SUPPLIED DATA:
====================

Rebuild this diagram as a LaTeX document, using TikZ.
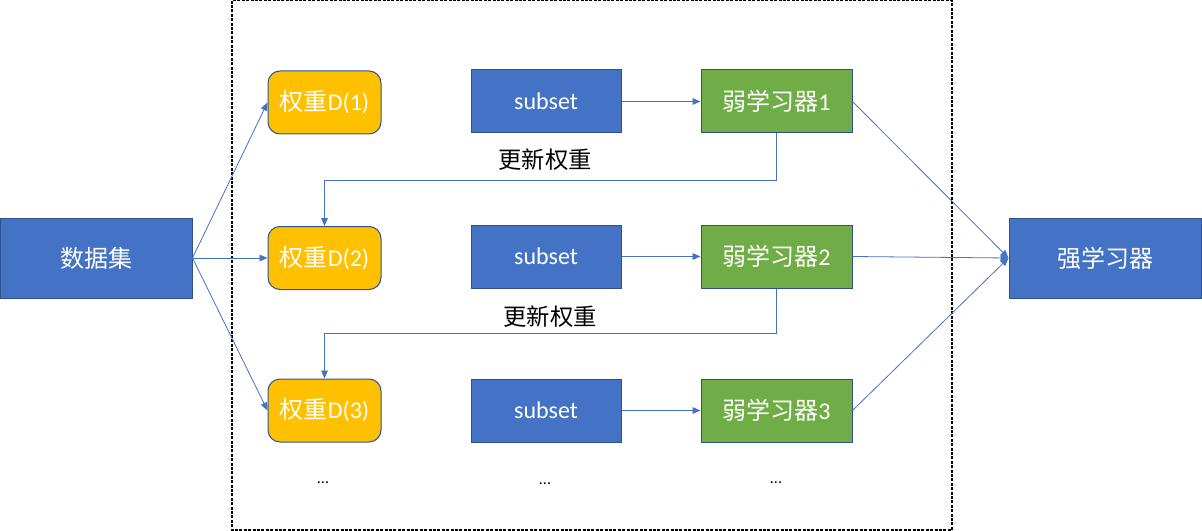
\documentclass[tikz,border=0pt]{standalone}
\usepackage{fontspec}
\setmainfont{Carlito}
\newfontfamily\cjk{Noto Sans CJK SC}
\usetikzlibrary{arrows.meta}
\definecolor{cblue}{HTML}{4472C4}
\definecolor{cedge}{HTML}{2F528F}
\definecolor{corange}{HTML}{FFC000}
\definecolor{cgreen}{HTML}{70AD47}
\tikzset{
  box/.style={draw=cedge, line width=0.75pt, text=white, inner sep=0pt, font=\fontsize{18}{21}\selectfont},
  bigbox/.style={box, fill=cblue, minimum width=144pt, minimum height=60pt},
  wbox/.style={box, fill=corange, rounded corners=9pt, minimum width=84.75pt, minimum height=47.25pt},
  sbox/.style={box, fill=cblue, minimum width=112.5pt, minimum height=47.25pt},
  lbox/.style={box, fill=cgreen, minimum width=113.25pt, minimum height=47.25pt},
  arr/.style={draw=cblue, line width=0.6pt, -{Triangle[length=6pt,width=5pt]}},
  lbl/.style={font=\fontsize{17.5}{20}\selectfont\cjk, text=black, inner sep=0pt},
  dots/.style={font=\fontsize{12}{14}\selectfont, inner sep=0pt}
}
\begin{document}
\begin{tikzpicture}[x=0.75pt,y=-0.75pt]
\useasboundingbox (0,0) rectangle (1202,531);
\draw[black, line width=0.9pt, dash pattern=on 2.2pt off 1.1pt] (232,0.6) rectangle (952,530);
\node[bigbox] (ds) at (96,258) {\cjk 数据集};
\node[bigbox] (st) at (1105,258) {\cjk 强学习器};
\node[wbox] (w1) at (324.5,102.5) {{\cjk 权重}D(1)};
\node[wbox] (w2) at (324.5,258) {{\cjk 权重}D(2)};
\node[wbox] (w3) at (324.5,410.5) {{\cjk 权重}D(3)};
\node[sbox] (s1) at (546,101.5) {subset};
\node[sbox] (s2) at (546,256.5) {subset};
\node[sbox] (s3) at (546,410.5) {subset};
\node[lbox] (l1) at (776.5,101.5) {{\cjk 弱学习器}1};
\node[lbox] (l2) at (776.5,256.5) {{\cjk 弱学习器}2};
\node[lbox] (l3) at (776.5,410.5) {{\cjk 弱学习器}3};
\node[lbl] (u1) at (545,160) {更新权重};
\node[lbl] (u2) at (550,317) {更新权重};
\node[dots] (d1) at (323,483) {...};
\node[dots] (d2) at (545,484) {...};
\node[dots] (d3) at (776,483) {...};
\coordinate (f1) at (0,180);
\coordinate (f2) at (0,333);
\draw[arr] (ds.east) -- (w1.west);
\draw[arr] (ds.east) -- (w2.west);
\draw[arr] (ds.east) -- (w3.west);
\draw[arr] (s1.east) -- (l1.west);
\draw[arr] (s2.east) -- (l2.west);
\draw[arr] (s3.east) -- (l3.west);
\draw[arr] (l1.east) -- (st.west);
\draw[arr] (l2.east) -- (st.west);
\draw[arr] (l3.east) -- (st.west);
\draw[arr] (l1.south) -- (l1.south |- f1) -| (w2.north);
\draw[arr] (l2.south) -- (l2.south |- f2) -| (w3.north);
\end{tikzpicture}
\end{document}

====================

TO DO: Return to the listing above and set it down exactly, leaving out its pictures.

RESPONSE:
Rebuild this diagram as a LaTeX document, using TikZ.
\documentclass[tikz,border=0pt]{standalone}
\usepackage{fontspec}
\setmainfont{Carlito}
\newfontfamily\cjk{Noto Sans CJK SC}
\usetikzlibrary{arrows.meta}
\definecolor{cblue}{HTML}{4472C4}
\definecolor{cedge}{HTML}{2F528F}
\definecolor{corange}{HTML}{FFC000}
\definecolor{cgreen}{HTML}{70AD47}
\tikzset{
  box/.style={draw=cedge, line width=0.75pt, text=white, inner sep=0pt, font=\fontsize{18}{21}\selectfont},
  bigbox/.style={box, fill=cblue, minimum width=144pt, minimum height=60pt},
  wbox/.style={box, fill=corange, rounded corners=9pt, minimum width=84.75pt, minimum height=47.25pt},
  sbox/.style={box, fill=cblue, minimum width=112.5pt, minimum height=47.25pt},
  lbox/.style={box, fill=cgreen, minimum width=113.25pt, minimum height=47.25pt},
  arr/.style={draw=cblue, line width=0.6pt, -{Triangle[length=6pt,width=5pt]}},
  lbl/.style={font=\fontsize{17.5}{20}\selectfont\cjk, text=black, inner sep=0pt},
  dots/.style={font=\fontsize{12}{14}\selectfont, inner sep=0pt}
}
\begin{document}
\begin{tikzpicture}[x=0.75pt,y=-0.75pt]
\useasboundingbox (0,0) rectangle (1202,531);
\draw[black, line width=0.9pt, dash pattern=on 2.2pt off 1.1pt] (232,0.6) rectangle (952,530);
\node[bigbox] (ds) at (96,258) {\cjk 数据集};
\node[bigbox] (st) at (1105,258) {\cjk 强学习器};
\node[wbox] (w1) at (324.5,102.5) {{\cjk 权重}D(1)};
\node[wbox] (w2) at (324.5,258) {{\cjk 权重}D(2)};
\node[wbox] (w3) at (324.5,410.5) {{\cjk 权重}D(3)};
\node[sbox] (s1) at (546,101.5) {subset};
\node[sbox] (s2) at (546,256.5) {subset};
\node[sbox] (s3) at (546,410.5) {subset};
\node[lbox] (l1) at (776.5,101.5) {{\cjk 弱学习器}1};
\node[lbox] (l2) at (776.5,256.5) {{\cjk 弱学习器}2};
\node[lbox] (l3) at (776.5,410.5) {{\cjk 弱学习器}3};
\node[lbl] (u1) at (545,160) {更新权重};
\node[lbl] (u2) at (550,317) {更新权重};
\node[dots] (d1) at (323,483) {...};
\node[dots] (d2) at (545,484) {...};
\node[dots] (d3) at (776,483) {...};
\coordinate (f1) at (0,180);
\coordinate (f2) at (0,333);
\draw[arr] (ds.east) -- (w1.west);
\draw[arr] (ds.east) -- (w2.west);
\draw[arr] (ds.east) -- (w3.west);
\draw[arr] (s1.east) -- (l1.west);
\draw[arr] (s2.east) -- (l2.west);
\draw[arr] (s3.east) -- (l3.west);
\draw[arr] (l1.east) -- (st.west);
\draw[arr] (l2.east) -- (st.west);
\draw[arr] (l3.east) -- (st.west);
\draw[arr] (l1.south) -- (l1.south |- f1) -| (w2.north);
\draw[arr] (l2.south) -- (l2.south |- f2) -| (w3.north);
\end{tikzpicture}
\end{document}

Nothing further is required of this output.